RIBA Patkau Polygon

Polygon Gallery wins RIBA International Award

Tuesday, August 3, 2021

The Polygon Gallery by Patkau Architects has been recognized with a RIBA International Award for Excellence 2021. The project is the only Canadian winner among 16 international recipients.

“The 2021 RIBA International Awards for Excellence are presented to an ambitious and diverse range of projects from a wide range of established and upcoming architects’ practices. It is particularly important to be considering excellence in architecture at this time – in this fast-changing world, where governments, clients and society need the skills and insight of architects,” said RIBA president Alan Jones.

The Polygon Gallery replaces a failing 1970s photography museum and finds its beauty in its usefulness. It carries forward the industrial language of its predecessor in its predominant cladding: an aluminum mesh of the kind used to make steps non-slip.

These panels are set diagonally in order to echo the sawtooth roof – another industrial echo referencing the history and character of the site, while allowing excellent north light into the galleries by means of clerestories and other high windows. Underneath the mesh is a rainscreen of polished steel so that the mesh produces lovely diffused reflections of the trees – beauty and fitness for purpose perfectly combined.

The building takes the form of two volumes: the largely solid upper storey containing the galleries space, administration and a flexible event space (because these days galleries have to work as event spaces as much as venues for art); and the lower transparent volume containing retail, reception, workshops, storage and technical areas, that connects the gallery to the waterfront and to the city of Vancouver across the Burrard Inlet.

Big cantilevers over the entry plaza and street add a sense of lightness to the building and provide generous indoor-outdoor public spaces.

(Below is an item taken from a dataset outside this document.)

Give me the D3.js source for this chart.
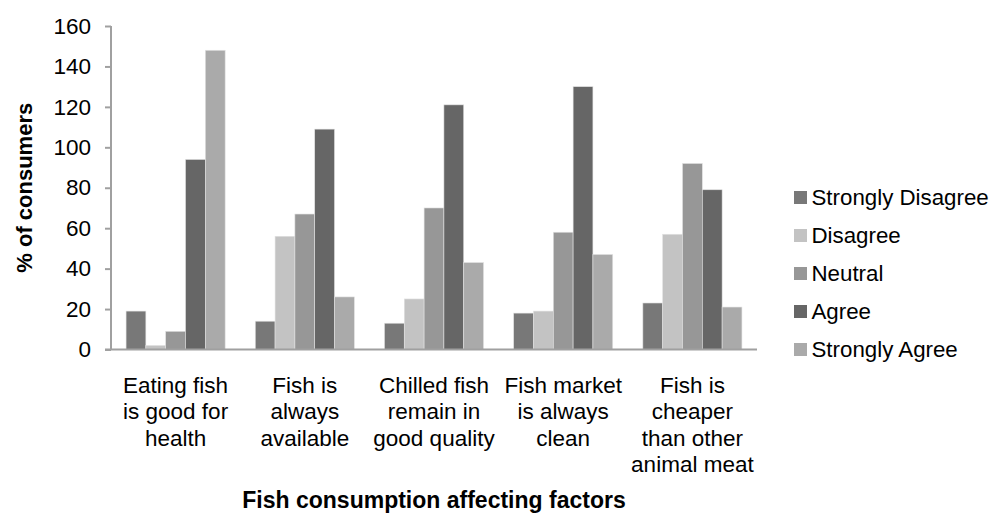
<!DOCTYPE html>
<html>
<head>
<meta charset="utf-8">
<script src="https://cdn.jsdelivr.net/npm/d3@7/dist/d3.min.js"></script>
<style>
	body { margin: 0; background: #fff; }
	.axis path, .axis line { stroke: #a0a0a0; stroke-width: 2; }
</style>
</head>
<body>
<div id="chart"></div>
<script>
// Data
const categories = [
	["Eating fish", "is good for", "health"],
	["Fish is", "always", "available"],
	["Chilled fish", "remain in", "good quality"],
	["Fish market", "is always", "clean"],
	["Fish is", "cheaper", "than other", "animal meat"]
];
const seriesNames = ["Strongly Disagree", "Disagree", "Neutral", "Agree", "Strongly Agree"];
const stronglyDisagree = [19, 14, 13, 18, 23];
const disagree = [2, 56, 25, 19, 57];
const neutral = [9, 67, 70, 58, 92];
const agree = [94, 109, 121, 130, 79];
const stronglyAgree = [148, 26, 43, 47, 21];
const yTicks = [0, 20, 40, 60, 80, 100, 120, 140, 160];
const colors = ["#787878", "#c3c3c3", "#979797", "#666666", "#aaaaaa"];

const series = [stronglyDisagree, disagree, neutral, agree, stronglyAgree];
const font = '"Liberation Sans", Arial, sans-serif';

const width = 993, height = 516,
	margin = {top: 26, right: 236, bottom: 166.5, left: 111},
	innerWidth = width - margin.left - margin.right,
	innerHeight = height - margin.top - margin.bottom;

const svg = d3.select('#chart')
	.append('svg')
		.attr('width', width)
		.attr('height', height);

const chart = svg.append('g')
	.attr('transform', `translate(${margin.left}, ${margin.top})`);

// Scales
const x0 = d3.scaleBand()
	.domain(d3.range(categories.length))
	.range([0, innerWidth]);

const x1 = d3.scaleBand()
	.domain(d3.range(seriesNames.length))
	.range([0, x0.bandwidth()])
	.paddingOuter(0.76);

const y = d3.scaleLinear()
	.domain([0, 160])
	.range([innerHeight, 0]);

// Y axis
const yAxis = chart.append('g')
	.classed('axis', true)
	.call(d3.axisLeft(y).tickValues(yTicks).tickSize(6).tickPadding(14));
yAxis.select('.domain').attr('d', `M0,0V${innerHeight}`);
yAxis.selectAll('text')
	.attr('font-size', 22.5)
	.attr('font-family', font)
	.attr('fill', '#000');

// Bars
const groups = chart.selectAll('.group')
	.data(categories)
	.enter()
	.append('g')
		.attr('transform', (d, i) => `translate(${x0(i)},0)`);

groups.selectAll('rect')
	.data((d, i) => series.map((s, j) => ({s: j, v: s[i]})))
	.enter()
	.append('rect')
		.attr('x', d => x1(d.s))
		.attr('width', x1.bandwidth())
		.attr('y', d => y(d.v))
		.attr('height', d => innerHeight - y(d.v))
		.style('fill', d => colors[d.s])
		.style('stroke', '#e2e2e2')
		.style('stroke-width', 0.6);

// X axis line
chart.append('line')
	.attr('x1', -6)
	.attr('x2', innerWidth)
	.attr('y1', innerHeight)
	.attr('y2', innerHeight)
	.style('stroke', '#a0a0a0')
	.style('stroke-width', 2);

// Category labels, one text per line
chart.selectAll('.cat-label')
	.data(categories.flatMap((lines, i) => lines.map((t, k) => ({i, k, t}))))
	.enter()
	.append('text')
		.classed('cat-label', true)
		.attr('text-anchor', 'middle')
		.attr('x', d => x0(d.i) + x0.bandwidth() / 2)
		.attr('y', d => innerHeight + 43 + d.k * 26.6)
		.attr('font-size', 22.5)
		.attr('font-family', font)
		.attr('fill', '#000')
		.text(d => d.t);

// Axis titles
svg.append('text')
	.attr('x', margin.left + innerWidth / 2)
	.attr('y', 508)
	.attr('text-anchor', 'middle')
	.attr('font-size', 23)
	.attr('font-weight', 'bold')
	.attr('font-family', font)
	.attr('fill', '#000')
	.text('Fish consumption affecting factors');

svg.append('text')
	.attr('transform', `translate(32, ${margin.top + innerHeight / 2}) rotate(-90)`)
	.attr('text-anchor', 'middle')
	.attr('font-size', 22)
	.attr('font-weight', 'bold')
	.attr('font-family', font)
	.attr('fill', '#000')
	.text('% of consumers');

// Legend
const legend = svg.append('g')
	.attr('transform', 'translate(794, 197.5)');

const items = legend.selectAll('g')
	.data(seriesNames)
	.enter()
	.append('g')
		.attr('transform', (d, i) => `translate(0, ${i * 38})`);

items.append('rect')
	.attr('x', 0)
	.attr('y', -6.5)
	.attr('width', 13)
	.attr('height', 13)
	.style('fill', (d, i) => colors[i]);

items.append('text')
	.attr('x', 17.5)
	.attr('y', 7.5)
	.attr('font-size', 22.3)
	.attr('font-family', font)
	.attr('fill', '#000')
	.text(d => d);
</script>
</body>
</html>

By night the full impact of relatively solid upper storeys floating above the fully-glazed lower floor comes into its own. And the whole building can become a light-box with the LEDs programmed seasonally.

The gallery is raised more than a metre above ground level to allow for rising sea levels. The compactness of the building form and systems are designed to reduce footprint and energy consumption.

The project has won multiple awards since it was completed in 2017. General contractor was The Haebler Group.